→ Exercise requirements: Pictures are to be left out. Copy exactly the lines from the one containing "Write the matplotlib code for this chart." to the one containing "400, 450, 500]", both ends kept.

→ Material for this exercise:

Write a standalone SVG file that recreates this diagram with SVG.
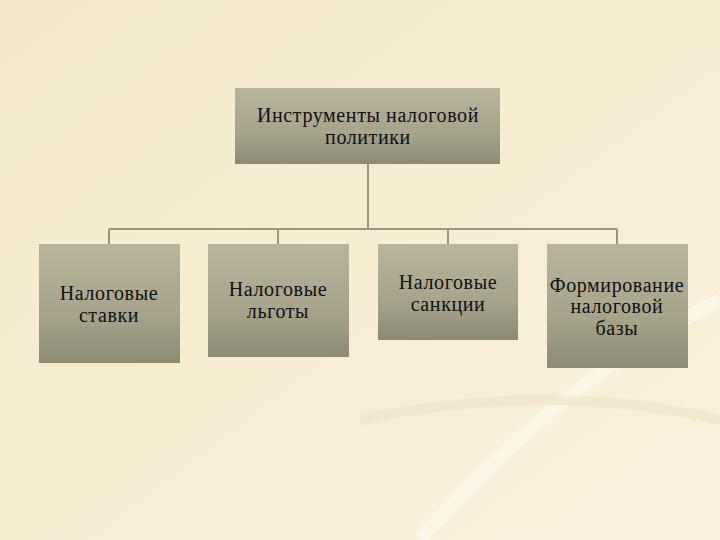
<svg xmlns="http://www.w3.org/2000/svg" width="720" height="540" viewBox="0 0 720 540">
<defs>
<linearGradient id="g" x1="0" y1="0" x2="0" y2="1"><stop offset="0" stop-color="#b9b49c"/><stop offset="0.6" stop-color="#a6a38a"/><stop offset="1" stop-color="#8c8a73"/></linearGradient>
<linearGradient id="bg" x1="0" y1="0" x2="1" y2="1"><stop offset="0" stop-color="#f4e9cb"/><stop offset="1" stop-color="#f9f1dc"/></linearGradient>
<style>.b{fill:url(#g)}.t{font-family:"Liberation Serif",serif;font-size:20px;letter-spacing:0.6px;fill:#111;text-anchor:middle}.c{stroke:#9c9680;stroke-width:2;fill:none}</style>
</defs>
<rect width="720" height="540" fill="url(#bg)"/>
<path d="M420 540 Q560 380 720 300" stroke="#fbf6e8" stroke-width="14" fill="none" opacity="0.8"/>
<path d="M360 420 Q550 380 720 420" stroke="#efe6cc" stroke-width="10" fill="none" opacity="0.7"/>
<g id="connectors">
<path class="c" d="M368 164V229M109 229H617M109 229V244M278 229V244M448 229V244M617 229V244"/>
</g>
<g id="n0"><rect class="b" x="235" y="88" width="265" height="76"/><text class="t" x="368" y="122">Инструменты налоговой</text><text class="t" x="368" y="144">политики</text></g>
<g id="n1"><rect class="b" x="39" y="244" width="141" height="119"/><text class="t" x="109" y="300">Налоговые</text><text class="t" x="109" y="322">ставки</text></g>
<g id="n2"><rect class="b" x="208" y="244" width="141" height="113"/><text class="t" x="278" y="296">Налоговые</text><text class="t" x="278" y="318">льготы</text></g>
<g id="n3"><rect class="b" x="378" y="244" width="140" height="96"/><text class="t" x="448" y="289">Налоговые</text><text class="t" x="448" y="311">санкции</text></g>
<g id="n4"><rect class="b" x="547" y="244" width="141" height="124"/><text class="t" x="617" y="292">Формирование</text><text class="t" x="617" y="313">налоговой</text><text class="t" x="617" y="335">базы</text></g>
</svg>
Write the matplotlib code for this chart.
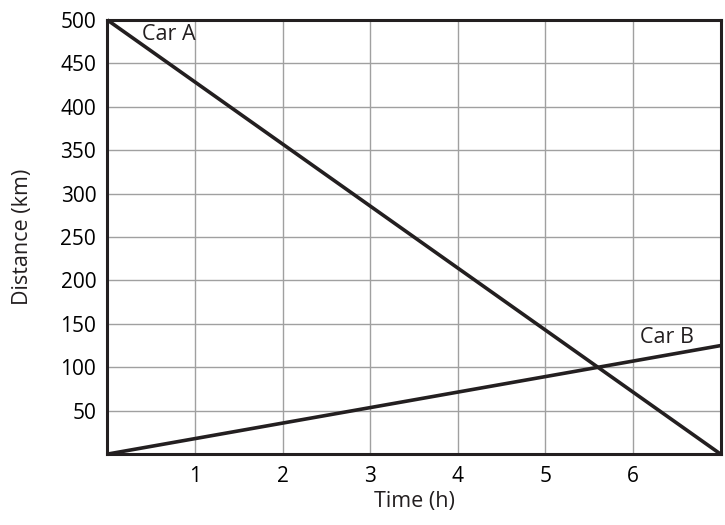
import matplotlib
matplotlib.use("Agg")
import matplotlib.pyplot as plt

time_a = [0, 7]
dist_a = [500, 0]
time_b = [0, 7]
dist_b = [0, 125]
xticks = [1, 2, 3, 4, 5, 6]
yticks = [50, 100, 150, 200, 250, 300, 350, 400, 450, 500]

plt.rcParams['font.family'] = ['Open Sans', 'DejaVu Sans']
fig = plt.figure(figsize=(7.25, 5.25), dpi=100)
ax = fig.add_axes([0.148, 0.135, 0.846, 0.827])
ax.set_xlim(0, 7)
ax.set_ylim(0, 500)
ax.set_xticks(xticks)
ax.set_yticks(yticks)
ax.set_xticklabels([str(t) for t in xticks], fontsize=15)
ax.set_yticklabels([str(t) for t in yticks], fontsize=15)
ax.tick_params(axis='y', length=0, pad=8)
ax.tick_params(axis='x', length=0, pad=8.5)
ax.grid(True, color='#a0a0a0', linewidth=1)
ax.set_axisbelow(True)
for s in ax.spines.values():
    s.set_linewidth(2.2)
    s.set_color('#231f20')
ax.plot(time_a, dist_a, color='#231f20', linewidth=2.6, solid_capstyle='butt', clip_on=False)
ax.plot(time_b, dist_b, color='#231f20', linewidth=2.6, solid_capstyle='butt', clip_on=False)
ax.text(0.4, 483, 'Car A', fontsize=15.5, va='center', ha='left', color='#231f20')
ax.text(6.08, 134, 'Car B', fontsize=15.5, va='center', ha='left', color='#231f20')
ax.set_xlabel('Time (h)', fontsize=15.5, labelpad=3, color='#231f20')
ax.set_ylabel('Distance (km)', fontsize=15.5, labelpad=20, color='#231f20')
fig.savefig('out.png', dpi=100)
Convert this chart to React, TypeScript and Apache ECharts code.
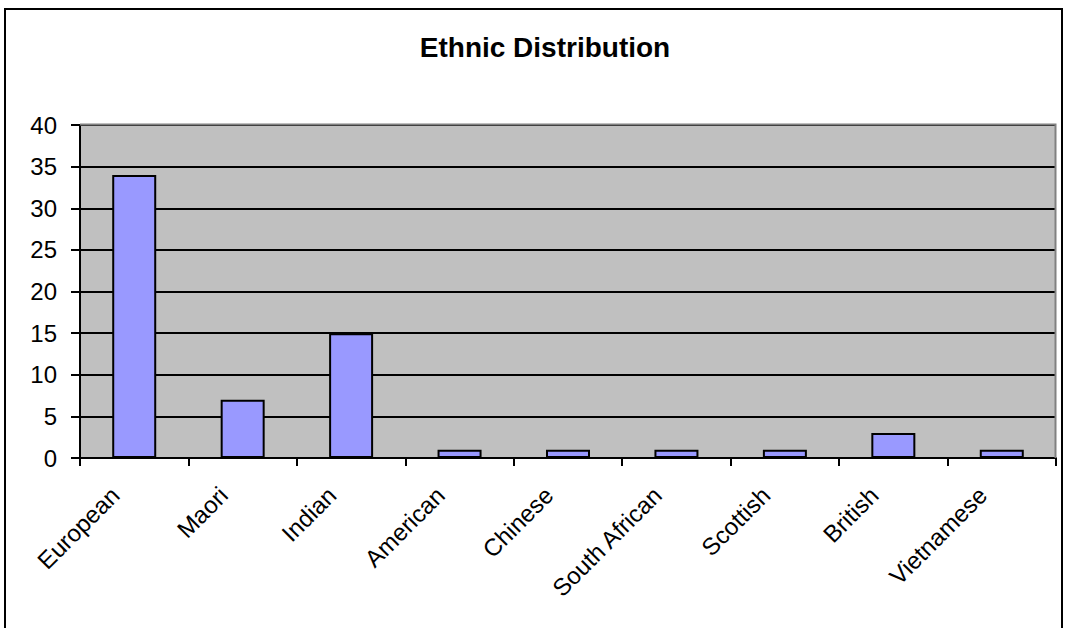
import React, { useEffect, useRef } from "react";
import * as echarts from "echarts";

const categories = ["European", "Maori", "Indian", "American", "Chinese", "South African", "Scottish", "British", "Vietnamese"];
const values = [34, 7, 15, 1, 1, 1, 1, 3, 1];
const titleText = "Ethnic Distribution";

export default function App() {
  const ref = useRef<HTMLDivElement>(null);
  useEffect(() => {
    const chart = echarts.init(ref.current!, null, { renderer: "svg" });
    const font = "Arial, 'Liberation Sans', sans-serif";
    chart.setOption({
      animation: false,
      title: {
        text: titleText,
        left: 540,
        top: 28,
        textAlign: "center",
        textStyle: { fontFamily: font, fontSize: 28, fontWeight: "bold", color: "#000" },
      },
      graphic: [
        {
          type: "rect",
          shape: { x: 5, y: 9, width: 1057, height: 640 },
          style: { fill: "none", stroke: "#000", lineWidth: 2 },
          silent: true,
          z: 100,
        },
        {
          type: "polyline",
          shape: { points: [[80, 124.5], [1055.5, 124.5], [1055.5, 458]] },
          style: { fill: "none", stroke: "#808080", lineWidth: 2 },
          silent: true,
          z: 1,
        },
      ],
      grid: {
        left: 80,
        top: 125,
        width: 976,
        height: 333,
        show: true,
        backgroundColor: "#C0C0C0",
        borderWidth: 0,
      },
      xAxis: {
        type: "category",
        data: categories,
        axisLine: { lineStyle: { color: "#000", width: 2 } },
        axisTick: { show: true, length: 8, lineStyle: { color: "#000", width: 2 } },
        axisLabel: {
          rotate: 45,
          margin: 14,
          padding: [0, 27, 0, 0],
          fontFamily: font,
          fontSize: 24,
          color: "#000",
          interval: 0,
        },
        splitLine: { show: false },
      },
      yAxis: {
        type: "value",
        min: 0,
        max: 40,
        interval: 5,
        axisLine: { show: true, lineStyle: { color: "#000", width: 2 } },
        axisTick: { show: true, length: 9, lineStyle: { color: "#000", width: 2 } },
        axisLabel: { margin: 23, fontFamily: font, fontSize: 24, color: "#000" },
        splitLine: { show: true, lineStyle: { color: "#000", width: 2 } },
      },
      series: [
        {
          type: "bar",
          data: values,
          barWidth: 44,
          itemStyle: { color: "#9999FF", borderColor: "#000", borderWidth: 2 },
        },
      ],
    });
    return () => chart.dispose();
  }, []);
  return <div ref={ref} style={{ position: "fixed", left: 0, top: 0, width: 1065, height: 628, background: "#fff" }} />;
}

→ The output:
Write the matplotlib code for this chart.
import matplotlib
matplotlib.use("Agg")
import matplotlib.pyplot as plt

time_a = [0, 7]
dist_a = [500, 0]
time_b = [0, 7]
dist_b = [0, 125]
xticks = [1, 2, 3, 4, 5, 6]
yticks = [50, 100, 150, 200, 250, 300, 350, 400, 450, 500]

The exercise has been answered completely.